Gen. 27:1-4 – “When Isaac was old and his eyes were so weak that he could no longer see, he called for Esau his older son and said to him, 'My son.' 'Here I am,' he answered. Isaac said, 'I am now an old man and don't know the day of my death. Now then, get your weapons--your quiver and bow--and go out to the open country to hunt some wild game for me. Prepare me the kind of tasty food I like and bring it to me to eat, so that I may give you my blessing before I die.'” (emphasis added)
  • Isaac made no secret of his preferential love for Esau, though his firstborn sold his birthright to Jacob years earlier for a measly bowl of stew. Now believing death is near, Isaac makes a desperate attempt to control HIS family and God's plan, returning the firstborn's blessing to Esau. Desperation causes us to grasp for illusions of control, but the truth is – Isaac lived for another 20-40 years and didn't even need to make such a declaration at this time.

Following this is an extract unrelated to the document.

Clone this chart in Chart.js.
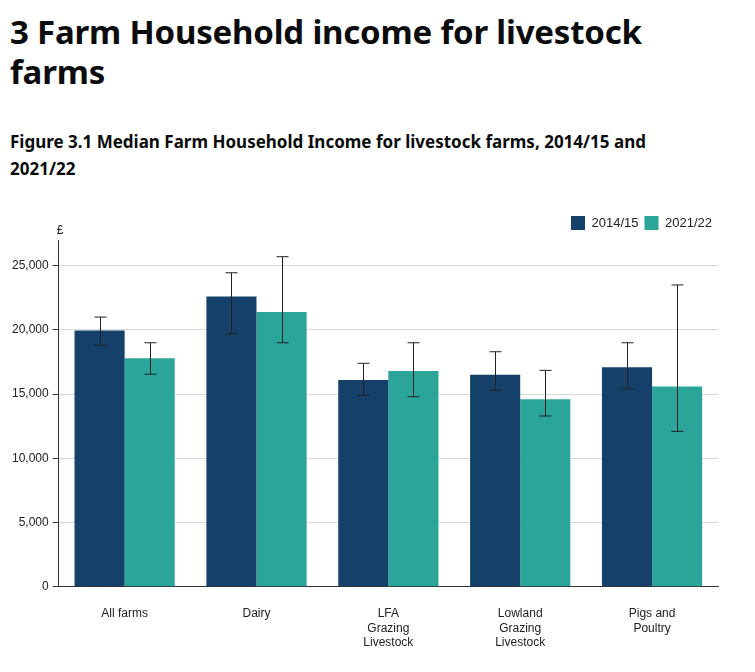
<!DOCTYPE html>
<html>
<head>
<meta charset="utf-8">
<script src="https://cdn.jsdelivr.net/npm/chart.js@4.4.0/dist/chart.umd.min.js"></script>
<style>
  body { margin: 0; background: #fff; font-family: "Noto Sans", Arial, sans-serif; color: #0b0c0c; }
  h1 { font-size: 33px; font-weight: 700; line-height: 40px; margin: 12px 0 0 10px; letter-spacing: -0.2px; }
  h2 { font-size: 17px; font-weight: 700; line-height: 27px; margin: 36px 0 0 10px; }
  #wrap { position: relative; width: 730px; height: 452px; margin-top: 28px; }
</style>
</head>
<body>
<h1>3 Farm Household income for livestock<br>farms</h1>
<h2>Figure 3.1 Median Farm Household Income for livestock farms, 2014/15 and<br>2021/22</h2>
<div id="wrap"><canvas id="c"></canvas></div>
<script>
var categories = [['All farms'], ['Dairy'], ['LFA', 'Grazing', 'Livestock'], ['Lowland', 'Grazing', 'Livestock'], ['Pigs and', 'Poultry']];
var series2014 = [19950, 22600, 16100, 16500, 17100];
var low2014 = [18800, 19700, 14900, 15300, 15400];
var high2014 = [21000, 24450, 17400, 18300, 19000];
var series2021 = [17800, 21400, 16800, 14600, 15600];
var low2021 = [16550, 19000, 14800, 13300, 12100];
var high2021 = [19000, 25700, 19000, 16850, 23500];

Chart.defaults.font.family = '"Liberation Sans", Arial, sans-serif';

var errorBars = {
    id: 'errorBars',
    afterDatasetsDraw: function (chart) {
        var ctx = chart.ctx;
        var y = chart.scales.y;
        var ranges = [[low2014, high2014], [low2021, high2021]];
        ctx.save();
        ctx.strokeStyle = '#222';
        ctx.lineWidth = 1;
        ranges.forEach(function (r, di) {
            chart.getDatasetMeta(di).data.forEach(function (bar, i) {
                var x = Math.round(bar.x) + 0.5;
                var y1 = y.getPixelForValue(r[0][i]);
                var y2 = y.getPixelForValue(r[1][i]);
                ctx.beginPath();
                ctx.moveTo(x, y1); ctx.lineTo(x, y2);
                ctx.moveTo(x - 6, y1); ctx.lineTo(x + 6, y1);
                ctx.moveTo(x - 6, y2); ctx.lineTo(x + 6, y2);
                ctx.stroke();
            });
        });
        ctx.fillStyle = '#222';
        ctx.font = '12px "Liberation Sans", Arial, sans-serif';
        ctx.textAlign = 'left';
        ctx.textBaseline = 'alphabetic';
        ctx.fillText('£', chart.chartArea.left - 2, chart.chartArea.top - 6);
        ctx.restore();
    }
};

new Chart(document.getElementById('c'), {
    type: 'bar',
    data: {
        labels: categories,
        datasets: [
            { label: '2014/15', data: series2014, backgroundColor: '#144069', categoryPercentage: 0.76, barPercentage: 1 },
            { label: '2021/22', data: series2021, backgroundColor: '#2ba59a', categoryPercentage: 0.76, barPercentage: 1 }
        ]
    },
    options: {
        responsive: true,
        maintainAspectRatio: false,
        animation: false,
        layout: { padding: { left: 8, right: 12, top: 0, bottom: 0 } },
        plugins: {
            legend: {
                position: 'top',
                align: 'end',
                labels: { boxWidth: 14, boxHeight: 14, padding: 6, color: '#222', font: { size: 13 } }
            },
            tooltip: { enabled: false }
        },
        scales: {
            x: {
                grid: { display: false },
                border: { color: '#333' },
                ticks: { color: '#222', font: { size: 12 }, maxRotation: 0, padding: 12 }
            },
            y: {
                min: 0,
                max: 27000,
                afterBuildTicks: function (axis) {
                    axis.ticks = [0, 5000, 10000, 15000, 20000, 25000].map(function (v) { return { value: v }; });
                },
                grid: { color: '#d9d9d9', drawTicks: true, tickLength: 6, tickColor: '#333' },
                border: { color: '#333' },
                ticks: { color: '#222', font: { size: 12 }, padding: 4 }
            }
        }
    },
    plugins: [errorBars]
});
</script>
</body>
</html>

Gen. 27:5-10 – “Now Rebekah was listening as Isaac spoke to his son Esau. When Esau left for the open country to hunt game and bring it back, Rebekah said to her son Jacob, 'Look, I overheard your father say to your brother Esau, “Bring me some game and prepare me some tasty food to eat, so that I may give you my blessing in the presence of the LORD before I die.” Now, my son, listen carefully and do what I tell you: Go out to the flock and bring me two choice young goats, so I can prepare some tasty food for your father, just the way he likes it. Then take it to your father to eat, so that he may give you his blessing before he dies.'” (emphasis added)
  • Rebekah and Isaac had “drawn straws” for their children years ago. Rebekah must have wondered what would become of her and Jacob if Isaac died and Esau gained the inheritance. There were no welfare programs for an elderly woman if Esau cast her aside. And what if her elder son provided for her but killed Jacob for cheating him out of his birthright years ago for the bowl of stew? We can manufacture desperation by the “what if” scenarios we create in our minds. Faith is giving God the “what ifs.”
Gen. 27:11-13 – “Jacob said to Rebekah his mother, 'But my brother Esau is a hairy man, and I'm a man with smooth skin. What if my father touches me? I would appear to be tricking him and would bring down a curse on myself rather than a blessing.' His mother said to him, 'My son, let the curse fall on me. Just do what I say; go and get them for me.'”
  • Notice Jacob didn't object on moral grounds, just on possible tactical and logistical foul-ups. It seems from this reply that he was okay with the plan as long as they didn't get caught. Desperation weakens our moral sense of responsibility and heightens our sense of self-preservation. Anything that heightens SELF weakens the Spirit that is seeking to expand Christ in us.
Lord, I have found nothing good in desperation – unless it drives me to You. It drove Isaac to control, Rebekah to deception and Jacob to moral failure. I see fear at the root of all their choices, driving them toward foolish attempts to save themselves. It's so much easier to look at THEM and see the answers, Lord. Help me to take these lessons and apply them to the desperate situations in my life. Those issues when I rush in to take control. When it seems best for everyone that I speak in shades of gray rather than being completely honest (with myself and/or others). When I gloss over the niggling sense of wrong to achieve a greater good. May the only desperation I EVER feel be the desperation to be ever closer to You, Father.